Perhaps Palahniuk’s most infamous work since Fight Club is a short story called “Guts,” which deals with grisly masturbation accidents. Palahniuk has read the story numerous times to audiences over the years, causing, as of May 2007, a grand total of 73 people to faint (I’m not kidding). Another critic has said of him “it seems like Palahniuk is just double-daring himself to top each new vile degradation with something worse.” One wonders if this man really has anything to say at all, or if he’s just a kind of two-bit nihilist out to titillate our jaded sensibilities with ever more dark and “daring” penetrations of the cultural rectum.
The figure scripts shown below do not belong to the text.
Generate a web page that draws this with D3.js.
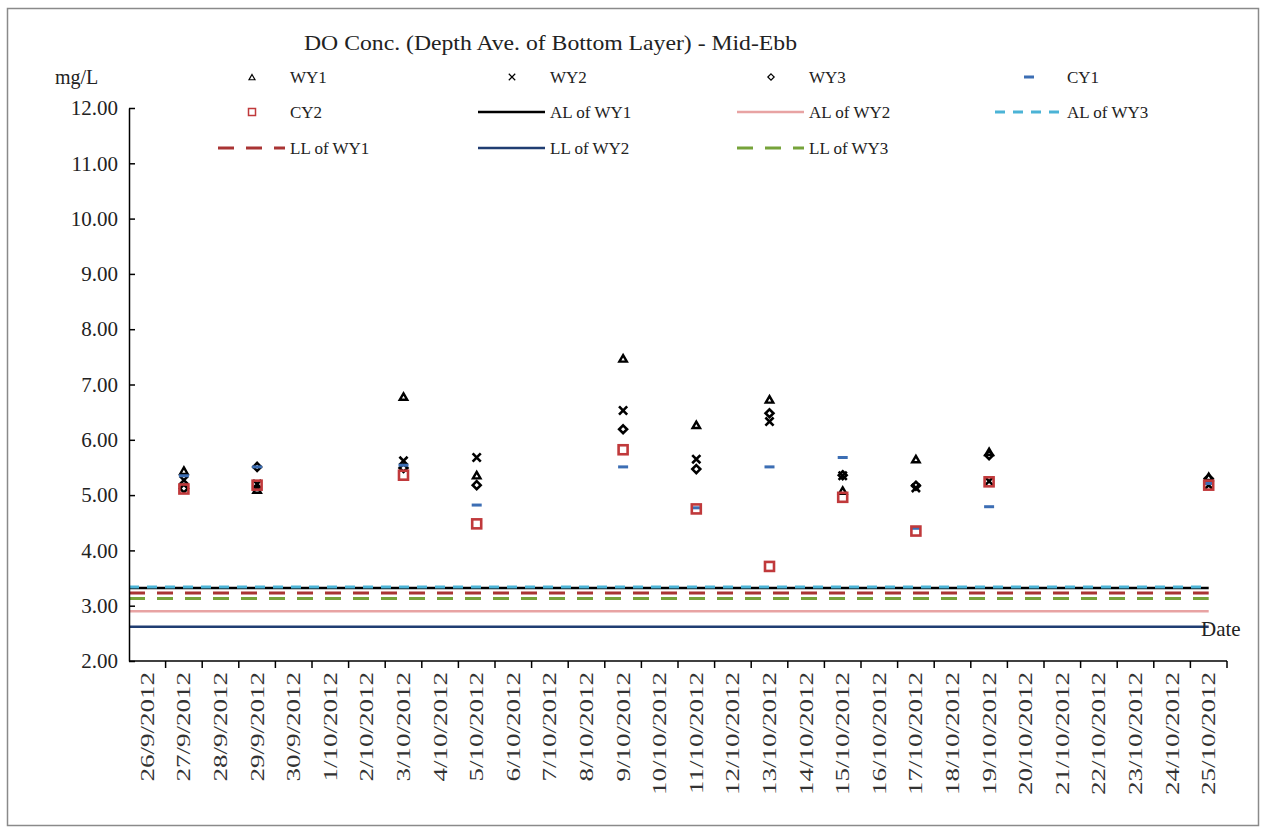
<!DOCTYPE html>
<html><head><meta charset="utf-8">
<script src="https://cdn.jsdelivr.net/npm/d3@7"></script>
<style>
body{margin:0;background:#fff;}
text{font-family:"Liberation Serif","Times New Roman",serif;fill:#222;}
</style></head>
<body><svg id="c" width="1266" height="833"></svg>
<script>
// ---- data ----
const categories = ["26/9/2012","27/9/2012","28/9/2012","29/9/2012","30/9/2012","1/10/2012","2/10/2012","3/10/2012","4/10/2012","5/10/2012","6/10/2012","7/10/2012","8/10/2012","9/10/2012","10/10/2012","11/10/2012","12/10/2012","13/10/2012","14/10/2012","15/10/2012","16/10/2012","17/10/2012","18/10/2012","19/10/2012","20/10/2012","21/10/2012","22/10/2012","23/10/2012","24/10/2012","25/10/2012"];
const sampleDates = ["27/9/2012","29/9/2012","3/10/2012","5/10/2012","9/10/2012","11/10/2012","13/10/2012","15/10/2012","17/10/2012","19/10/2012","25/10/2012"];
const WY1 = [5.44, 5.10, 6.78, 5.36, 7.47, 6.27, 6.73, 5.08, 5.65, 5.78, 5.33];
const WY2 = [5.27, 5.20, 5.62, 5.68, 6.53, 5.65, 6.33, 5.35, 5.13, 5.25, 5.18];
const WY3 = [5.12, 5.51, 5.49, 5.18, 6.19, 5.47, 6.48, 5.36, 5.17, 5.72, 5.30];
const CY1 = [5.35, 5.51, 5.54, 4.82, 5.51, 4.77, 5.51, 5.68, 4.40, 4.79, 5.21];
const CY2 = [5.11, 5.18, 5.36, 4.48, 5.82, 4.75, 3.71, 4.96, 4.35, 5.24, 5.18];
const limitNames = ["AL of WY1","AL of WY2","AL of WY3","LL of WY1","LL of WY2","LL of WY3"];
const limitValues = [3.32, 2.90, 3.34, 3.23, 2.62, 3.13];
const yTicks = [2,3,4,5,6,7,8,9,10,11,12];
const title = "DO Conc. (Depth Ave. of Bottom Layer) - Mid-Ebb";

// ---- styles ----
const limitStyle = {
  "AL of WY1":{color:"#000000",dash:null,w:2.5},
  "AL of WY2":{color:"#e8a3a3",dash:null,w:2.5},
  "AL of WY3":{color:"#4bb3d6",dash:"10,8",w:3},
  "LL of WY1":{color:"#a93434",dash:"16,12",w:3},
  "LL of WY2":{color:"#203d72",dash:null,w:2.5},
  "LL of WY3":{color:"#76a33a",dash:"16,12",w:3}
};
const pointSeries = [
  {name:"WY1",vals:WY1,type:"tri",color:"#000"},
  {name:"WY2",vals:WY2,type:"x",color:"#000"},
  {name:"WY3",vals:WY3,type:"dia",color:"#000"},
  {name:"CY1",vals:CY1,type:"dash",color:"#3c6eb4"},
  {name:"CY2",vals:CY2,type:"sq",color:"#c0393b"}
];

const svg = d3.select("#c");
svg.append("rect").attr("x",7.5).attr("y",8.5).attr("width",1251).attr("height",817)
  .attr("fill","#fff").attr("stroke","#8a8a8a").attr("stroke-width",1.5);

const x = d3.scaleBand().domain(categories).range([129,1227]).padding(0);
const y = d3.scaleLinear().domain([2,12]).range([661,108]);

// title
svg.append("text").attr("x",304).attr("y",50)
  .attr("textLength",493).attr("lengthAdjust","spacingAndGlyphs")
  .style("font-size","22px").text(title);
svg.append("text").attr("x",55).attr("y",84).style("font-size","20px").text("mg/L");

// limit lines
const lastC = x(categories[categories.length-1]) + x.bandwidth()/2;
const drawOrder = ["AL of WY2","LL of WY2","LL of WY3","LL of WY1","AL of WY1","AL of WY3"];
drawOrder.forEach(n=>{
  const v = limitValues[limitNames.indexOf(n)];
  const s = limitStyle[n];
  svg.append("line").attr("x1",129).attr("x2",lastC).attr("y1",y(v)).attr("y2",y(v))
    .attr("stroke",s.color).attr("stroke-width",s.w).attr("stroke-dasharray",s.dash);
});

// axes
const ya = svg.append("g").attr("transform","translate(129,0)")
  .call(d3.axisLeft(y).tickValues(yTicks).tickFormat(d3.format(".2f")).tickSize(-6).tickSizeOuter(0).tickPadding(11));
ya.select(".domain").attr("stroke","#000").attr("stroke-width",1.5);
ya.selectAll(".tick line").attr("stroke","#000").attr("stroke-width",1.5);
ya.selectAll("text").style("font-size","21px").style("font-family","Liberation Serif").style("fill","#222");

const xa = svg.append("g").attr("transform","translate(0,661)");
xa.append("line").attr("x1",129).attr("x2",1227).attr("stroke","#000").attr("stroke-width",1.5);
categories.forEach(c=>{
  const bx = x(c)+x.bandwidth();
  xa.append("line").attr("x1",bx).attr("x2",bx).attr("y1",0).attr("y2",7).attr("stroke","#000").attr("stroke-width",1.5);
  xa.append("text").attr("transform",`translate(${x(c)+x.bandwidth()/2+6.5},11) rotate(-90) scale(1.42,1)`)
    .attr("text-anchor","end").style("font-size","19px").style("fill","#333").text(c);
});
svg.append("text").attr("x",1201).attr("y",636).style("font-size","21px").text("Date");

// markers
function drawMarker(g, type, cx, cy, color, big){
  const k = big ? 1 : 0.8;
  if(type==="tri"){
    g.append("path").attr("d",d3.symbol().type(d3.symbolTriangle2).size(40*k*k)())
      .attr("transform",`translate(${cx},${cy+1})`).attr("fill","none").attr("stroke",color).attr("stroke-width",big?2.4:1.2);
  } else if(type==="x"){
    g.append("path").attr("d",d3.symbol().type(d3.symbolX).size(45*k*k)())
      .attr("transform",`translate(${cx},${cy})`).attr("fill","none").attr("stroke",color).attr("stroke-width",big?2.6:1.2);
  } else if(type==="dia"){
    g.append("path").attr("d",d3.symbol().type(d3.symbolDiamond2).size(40*k*k)())
      .attr("transform",`translate(${cx},${cy})`).attr("fill","none").attr("stroke",color).attr("stroke-width",big?2.6:1.2);
  } else if(type==="dash"){
    g.append("rect").attr("x",cx-5).attr("y",cy-1.5).attr("width",10).attr("height",3).attr("fill",color);
  } else if(type==="sq"){
    const s = big?9:7;
    g.append("rect").attr("x",cx-s/2).attr("y",cy-s/2).attr("width",s).attr("height",s)
      .attr("fill","none").attr("stroke",color).attr("stroke-width",big?2.6:1.5);
  }
}
const pg = svg.append("g");
pointSeries.forEach(s=>{
  s.vals.forEach((v,i)=>{
    const cx = x(sampleDates[i]) + x.bandwidth()/2;
    drawMarker(pg, s.type, cx, y(v), s.color, true);
  });
});

// legend
const legendItems = ["WY1","WY2","WY3","CY1","CY2"].concat(limitNames);
const colX = [218,478,737,995];
const rowY = [77,112,148];
const lg = svg.append("g");
legendItems.forEach((n,i)=>{
  const r = Math.floor(i/4), c = i%4;
  const x0 = colX[c], yy = rowY[r];
  const ps = pointSeries.find(p=>p.name===n);
  if(ps){
    drawMarker(lg, ps.type, x0+34, yy, ps.color, false);
  } else {
    const s = limitStyle[n];
    lg.append("line").attr("x1",x0).attr("x2",x0+67).attr("y1",yy).attr("y2",yy)
      .attr("stroke",s.color).attr("stroke-width",s.w).attr("stroke-dasharray",s.dash);
  }
  lg.append("text").attr("x",x0+72).attr("y",yy+6).style("font-size","17px").text(n);
});
</script></body></html>
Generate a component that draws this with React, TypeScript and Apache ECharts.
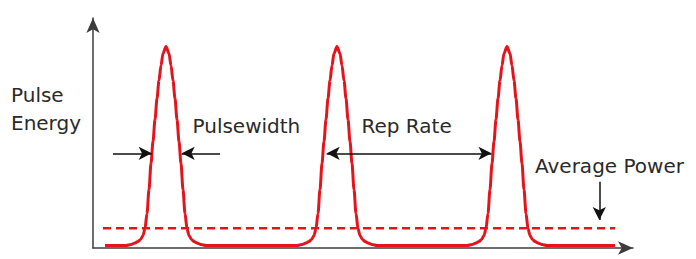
import React, { useEffect, useRef } from "react";
import * as echarts from "echarts";

// Pulse train (x: time, y: pulse energy, arbitrary units)
const pulse1X = [33, 38, 42, 45, 47.5, 50, 52, 54, 56, 58, 60, 62, 64, 66, 68, 70, 73, 76, 78, 80, 82, 84, 86, 88, 90, 92, 94, 96, 98.5, 101, 104, 108, 113];
const pulse2X = [204, 209, 213, 216, 218.5, 221, 223, 225, 227, 229, 231, 233, 235, 237, 239, 241, 244, 247, 249, 251, 253, 255, 257, 259, 261, 263, 265, 267, 269.5, 272, 275, 279, 284];
const pulse3X = [374, 379, 383, 386, 388.5, 391, 393, 395, 397, 399, 401, 403, 405, 407, 409, 411, 414, 417, 419, 421, 423, 425, 427, 429, 431, 433, 435, 437, 439.5, 442, 445, 449, 454];
const pulseEnergy = [2.5, 3.5, 5, 6.5, 8.5, 12.5, 19.5, 34.5, 58.5, 84.5, 106.5, 128.5, 149.5, 167.5, 182.5, 194.5, 201.5, 194.5, 182.5, 167.5, 149.5, 128.5, 106.5, 84.5, 58.5, 34.5, 19.5, 12.5, 8.5, 6.5, 5, 3.5, 2.5];
const trainStart = [12, 2.5];
const trainEnd = [522, 2.5];

// Average power level
const averagePowerX = [10, 522];
const averagePowerLevel = 19.7;

// Annotation arrows (tips, in data units)
const pulsewidthArrowY = 94.7;
const pulsewidthLeft = [20, 58.7]; // tail, tip
const pulsewidthRight = [127, 88.7]; // tail, tip
const repRateTips = [233.7, 398.5];
const averagePowerArrowX = 506.3;
const averagePowerArrowY = [66.3, 28]; // tail, tip

const labels = ["Pulse", "Energy", "Pulsewidth", "Rep Rate", "Average Power"];

const RED = "#e3141c";
const AXIS = "#3c3c3c";
const TEXT = "#2a2a2a";
const ARROW_W = 10;
const ARROW_L = 13;

export default function App() {
  const ref = useRef<HTMLDivElement>(null);
  useEffect(() => {
    if (!ref.current) return;
    const chart = echarts.init(ref.current, undefined, { renderer: "svg" });

    const pulse = (xs: number[]) => xs.map((x, i) => [x, pulseEnergy[i]]);
    const train = [trainStart, ...pulse(pulse1X), ...pulse(pulse2X), ...pulse(pulse3X), trainEnd];

    const font = { fontFamily: "DejaVu Sans", fontSize: 20, fill: TEXT, verticalAlign: "middle" };

    chart.setOption({
      animation: false,
      grid: { left: 93, top: 18, width: 540, height: 230 },
      xAxis: {
        type: "value",
        min: 0,
        max: 540,
        axisLine: {
          show: true,
          symbol: ["none", "arrow"],
          symbolSize: [ARROW_W, 15],
          lineStyle: { color: AXIS, width: 1.5 },
        },
        axisTick: { show: false },
        axisLabel: { show: false },
        splitLine: { show: false },
      },
      yAxis: {
        type: "value",
        min: 0,
        max: 230,
        axisLine: {
          show: true,
          symbol: ["none", "arrow"],
          symbolSize: [ARROW_W, 15],
          lineStyle: { color: AXIS, width: 1.5 },
        },
        axisTick: { show: false },
        axisLabel: { show: false },
        splitLine: { show: false },
      },
      series: [
        {
          type: "line",
          data: [
            [averagePowerX[0], averagePowerLevel],
            [averagePowerX[1], averagePowerLevel],
          ],
          showSymbol: false,
          silent: true,
          lineStyle: { color: RED, width: 2.5, type: [8, 5] },
          z: 2,
        },
        {
          type: "line",
          data: train,
          showSymbol: false,
          silent: true,
          smooth: 0.3,
          smoothMonotone: "x",
          lineStyle: { color: RED, width: 3 },
          z: 3,
        },
        {
          type: "line",
          data: [],
          silent: true,
          markLine: {
            silent: true,
            symbolSize: [ARROW_W, ARROW_L],
            label: { show: false },
            lineStyle: { color: "#111", width: 1.5, type: "solid" },
            emphasis: { disabled: true },
            data: [
              [
                { coord: [pulsewidthLeft[0], pulsewidthArrowY], symbol: "none" },
                { coord: [pulsewidthLeft[1], pulsewidthArrowY], symbol: "arrow" },
              ],
              [
                { coord: [pulsewidthRight[0], pulsewidthArrowY], symbol: "none" },
                { coord: [pulsewidthRight[1], pulsewidthArrowY], symbol: "arrow" },
              ],
              [
                { coord: [repRateTips[0], pulsewidthArrowY], symbol: "arrow" },
                { coord: [repRateTips[1], pulsewidthArrowY], symbol: "arrow" },
              ],
              [
                { coord: [averagePowerArrowX, averagePowerArrowY[0]], symbol: "none" },
                { coord: [averagePowerArrowX, averagePowerArrowY[1]], symbol: "arrow" },
              ],
            ],
          },
        },
      ],
      graphic: [
        { type: "text", x: 11, y: 95, style: { text: labels[0], ...font } },
        { type: "text", x: 11, y: 122.5, style: { text: labels[1], ...font } },
        { type: "text", x: 192.5, y: 125.7, style: { text: labels[2], ...font } },
        { type: "text", x: 361.5, y: 125.7, style: { text: labels[3], ...font } },
        { type: "text", x: 535, y: 165.7, style: { text: labels[4], ...font } },
      ],
    });

    return () => chart.dispose();
  }, []);

  return (
    <div
      ref={ref}
      style={{ position: "fixed", left: 0, top: 0, width: 696, height: 259, background: "#fff" }}
    />
  );
}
So, at this point – if indeed you’ve come all this way – you might be wondering whether I have just “read a lot into” Fight Club. A fair question. First, a disclaimer: I did warn you that I’m writing almost exclusively about the film, not the novel. As already discussed, the film improves upon the novel. However, as I have also already said, the film does follow the novel closely. Much of what is good about the film is there in Palahniuk’s text. And all the “messages” that I have found latent in the film are also latent in the text. It’s just as if the film has drawn them out and made them more explicit.

The simple truth is that Fight Club is bigger than Chuck Palahniuk, David Fincher, or Jim Uhls. It means a hell of a lot more than they think it does. Fight Club means what it means to us. It is almost as if this novel and film have been gifted to us by the gods, and that Palahniuk, et al, were merely vehicles for its expression. This story is so powerful to us; says so much to us about our world and our generation. It moves us so much that it is a thing that belongs to the age and to us, not to any man or any film studio.

It is an extraordinarily rich text, and I have merely scratched the surface of all that it has to say to our time and to our predicament.